- Born: Denise Leitão Rocha December 5, 1983 (age 42) Brasília, DF, Brazil
- Television: A Fazenda 6 (runner-up)

= Denise Rocha =

Brazilian model, lawyer and former parliamentary adviser

Denise Rocha (born Denise Leitão Rocha; December 5, 1983) is a Brazilian model, lawyer, and a former parliamentary adviser, best known for coming in second place on the sixth season of the A Fazenda a reality show broadcast by Rede Record in 2013. She made the cover of Playboy Magazine in 2012.

==Career as lawyer==
Rocha worked until January 2011 at the office of a Federal senator, CIRO NOGUEIRA. Her task was to monitor the progress of the committees coordinated by Senator Ciro Nogueira, such as the Parliamentary Enquiry Commission (CPI) for the Cachoeira case.

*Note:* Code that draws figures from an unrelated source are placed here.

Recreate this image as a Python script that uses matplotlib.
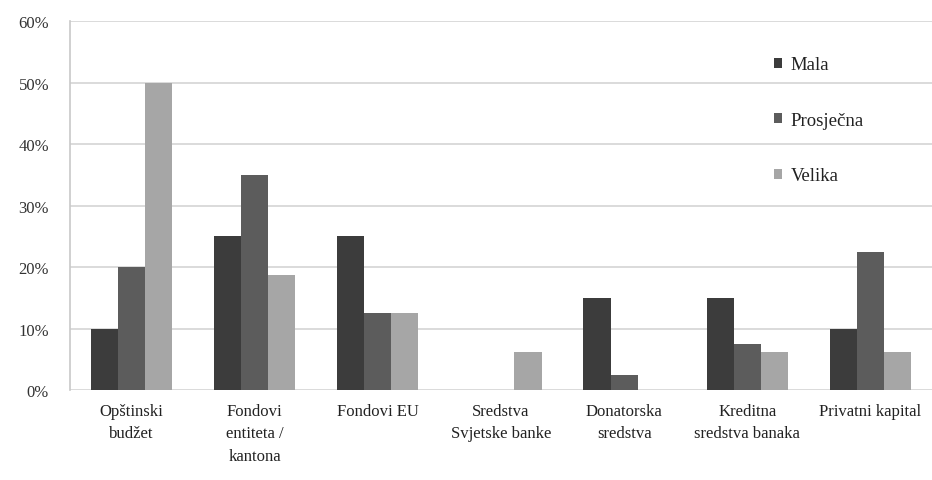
import numpy as np
import matplotlib.pyplot as plt
from matplotlib.ticker import PercentFormatter

# --- DATA ---
categories = ["Opštinski\nbudžet", "Fondovi\nentiteta /\nkantona", "Fondovi EU",
              "Sredstva\nSvjetske banke", "Donatorska\nsredstva",
              "Kreditna\nsredstva banaka", "Privatni kapital"]
series_names = ["Mala", "Prosječna", "Velika"]
mala = [10, 25, 25, 0, 15, 15, 10]
prosjecna = [20, 35, 12.5, 0, 2.5, 7.5, 22.5]
velika = [50, 18.75, 12.5, 6.25, 0, 6.25, 6.25]
colors = ["#3c3c3c", "#5c5c5c", "#a6a6a6"]

plt.rcParams['font.family'] = ['Liberation Serif', 'DejaVu Serif']

fig = plt.figure(figsize=(9.32, 4.81), dpi=100)
ax = fig.add_axes([0.075, 0.187, 0.925, 0.767])

x = np.arange(len(categories))
w = 0.22
for i, (vals, name) in enumerate(zip([mala, prosjecna, velika], series_names)):
    ax.bar(x + (i - 1) * w, vals, width=w, color=colors[i], label=name, zorder=3)

ax.set_xlim(-0.5, len(categories) - 0.5)
ax.set_ylim(0, 60)
ax.set_yticks(np.arange(0, 61, 10))
ax.yaxis.set_major_formatter(PercentFormatter(decimals=0))
ax.grid(axis='y', color='#d4d4d4', linewidth=1.2, zorder=0)

ax.set_xticks(x)
ax.set_xticklabels(categories, fontsize=12, linespacing=1.55, va='top', color='#222222')
ax.tick_params(axis='x', length=0, pad=9)
ax.tick_params(axis='y', length=0, pad=15, labelsize=12, labelcolor='#333333')

for s in ['top', 'right', 'bottom']:
    ax.spines[s].set_visible(False)
ax.spines['left'].set_color('#c8c8c8')
ax.spines['left'].set_linewidth(1.2)

ax.legend(loc='upper left', bbox_to_anchor=(0.797, 0.95), frameon=False,
          fontsize=13.5, handlelength=0.45, handleheight=0.45, handletextpad=0.45,
          labelspacing=2.05, labelcolor='#222222')

fig.savefig('out.png', dpi=100)
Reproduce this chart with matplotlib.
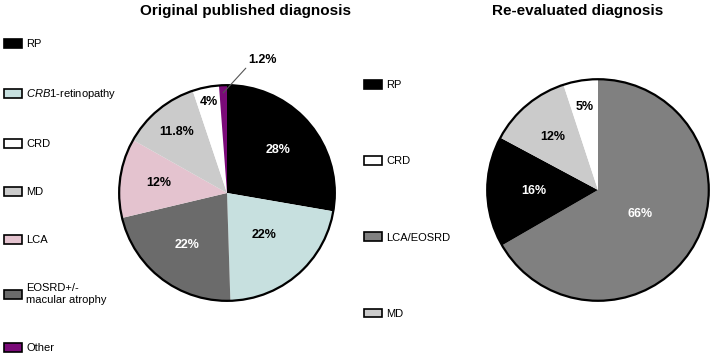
import numpy as np
import matplotlib
matplotlib.use("Agg")
import matplotlib.pyplot as plt
from matplotlib.patches import Patch, Circle

plt.rcParams['font.family'] = ['Liberation Sans', 'DejaVu Sans']
plt.rcParams['mathtext.fontset'] = 'custom'
plt.rcParams['mathtext.it'] = 'Liberation Sans:italic'
plt.rcParams['mathtext.rm'] = 'Liberation Sans'

# original published diagnosis, clockwise from 12 o'clock
orig_labels = ['RP', 'CRB1-retinopathy', 'EOSRD+/-\nmacular atrophy', 'LCA', 'MD', 'CRD', 'Other']
orig_values = [28, 22, 22, 12, 11.8, 4, 1.2]
orig_pct = ['28%', '22%', '22%', '12%', '11.8%', '4%', '1.2%']
orig_colors = ['#000000', '#c7e0df', '#6b6b6b', '#e4c3cf', '#cbcbcb', '#ffffff', '#7a0a78']
orig_textcol = ['white', 'black', 'white', 'black', 'black', 'black', 'black']
orig_dist = [0.62, 0.52, 0.61, 0.64, 0.73, 0.86, None]
orig_legend_order = ['RP', 'CRB1-retinopathy', 'CRD', 'MD', 'LCA', 'EOSRD+/-\nmacular atrophy', 'Other']

# re-evaluated diagnosis
new_labels = ['LCA/EOSRD', 'RP', 'MD', 'CRD']
new_values = [66, 16, 12, 5]
new_pct = ['66%', '16%', '12%', '5%']
new_colors = ['#808080', '#000000', '#cbcbcb', '#ffffff']
new_textcol = ['white', 'white', 'black', 'black']
new_dist = [0.44, 0.58, 0.63, 0.76]
new_legend_order = ['RP', 'CRD', 'LCA/EOSRD', 'MD']

W, H = 716, 357
fig = plt.figure(figsize=(W / 100, H / 100), dpi=100)


def pie_axes(cx, cy, r):
    return fig.add_axes([(cx - r) / W, (H - cy - r) / H, 2 * r / W, 2 * r / H])


def draw_pie(ax, values, colors, pct, textcol, dist):
    wedges, _ = ax.pie(values, colors=colors, startangle=90, counterclock=False,
                       wedgeprops=dict(linewidth=0))
    ax.add_patch(Circle((0, 0), 1, fill=False, edgecolor='black', lw=1.6))
    for w, p, c, d in zip(wedges, pct, textcol, dist):
        if d is None:
            continue
        ang = np.deg2rad((w.theta1 + w.theta2) / 2)
        ax.text(d * np.cos(ang), d * np.sin(ang), p, ha='center', va='center',
                color=c, fontsize=9, fontweight='bold')
    ax.set_xlim(-1.02, 1.02)
    ax.set_ylim(-1.02, 1.02)
    return wedges


ax1 = pie_axes(227, 193, 110)
w1 = draw_pie(ax1, orig_values, orig_colors, orig_pct, orig_textcol, orig_dist)
# small "Other" slice labelled outside
ow = w1[-1]
a = np.deg2rad((ow.theta1 + ow.theta2) / 2)
ax1.annotate(orig_pct[-1], xy=(0.93 * np.cos(a), 0.93 * np.sin(a)), xytext=(0.2, 1.23),
             ha='left', va='center', fontsize=9, fontweight='bold',
             arrowprops=dict(arrowstyle='-', color='#555555', lw=0.8,
                             shrinkA=0, shrinkB=0, relpos=(0, 0.1)),
             annotation_clip=False)

ax2 = pie_axes(598, 190, 113)
draw_pie(ax2, new_values, new_colors, new_pct, new_textcol, new_dist)

fig.text(246 / W, 1 - 11 / H, 'Original published diagnosis', ha='center', va='center',
         fontsize=11, fontweight='bold')
fig.text(578 / W, 1 - 11 / H, 'Re-evaluated diagnosis', ha='center', va='center',
         fontsize=11, fontweight='bold')


def make_handles(labels, colors, order):
    cmap = dict(zip(labels, colors))
    hs = [Patch(facecolor=cmap[l], edgecolor='black', lw=1.2) for l in order]
    texts = [l.replace('CRB1', '$\\it{CRB1}$') for l in order]
    return hs, texts


h1, t1 = make_handles(orig_labels, orig_colors, orig_legend_order)
fig.legend(h1, t1, loc='upper left', bbox_to_anchor=(4 / W, 1 - 39 / H), frameon=False,
           fontsize=8, handlelength=1.6, handleheight=0.8, handletextpad=0.4,
           labelspacing=3.42, borderpad=0, borderaxespad=0)

h2, t2 = make_handles(new_labels, new_colors, new_legend_order)
fig.legend(h2, t2, loc='upper left', bbox_to_anchor=(364 / W, 1 - 80 / H), frameon=False,
           fontsize=8, handlelength=1.6, handleheight=0.8, handletextpad=0.4,
           labelspacing=5.95, borderpad=0, borderaxespad=0)

fig.savefig('out.png', dpi=100)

She was separated from her commissioned position as a parliamentary adviser with the office of Senator Nogueira (PP-PI). Rocha became the center of attention in Congress after the leak of a video that shows her having sex with a man, a video made six years earlier.

==Career as a model==
Rocha was selected for the cover of Playboy Magazine for the September 2012 issue, and she was the muse of samba school Mocidade Independente de Padre Miguel in 2013, during Brazilian Carnaval. Soon after, she was invited to join the cast of the sixth season of the A Fazenda.

==A Fazenda ==
On Jun 23, 2013, Rocha was officially announced by host Britto Junior as one of the sixteen celebrity contestants who would be on the sixth season of A Fazenda, the Brazilian version of the reality series The Farm, which aired on Rede Record.

On September 29, 2013, after 100 days of confinement, she was runner-up to Bárbara Evans who won season six of that reality show, with 54.87% of the vote and who took home the grand prize of 2 million reais. Rocha as second-place finish, with 41.28%, won her a brand new car. Marcos Oliver finished in third place with 3.85% of the vote.

Trivia

- She is one among four participants, and the three women to be nominated in the first week and reach the final two, with the other being Sergio Abreu of the A Fazenda 3 e Ana Paula Minerato A Fazenda 8. Both finished as runners-up, whereas Viviane Araújo finished the winner of the season she participated A Fazenda 5.
- She won the last challenge of the Farmer of the week who competed in the season.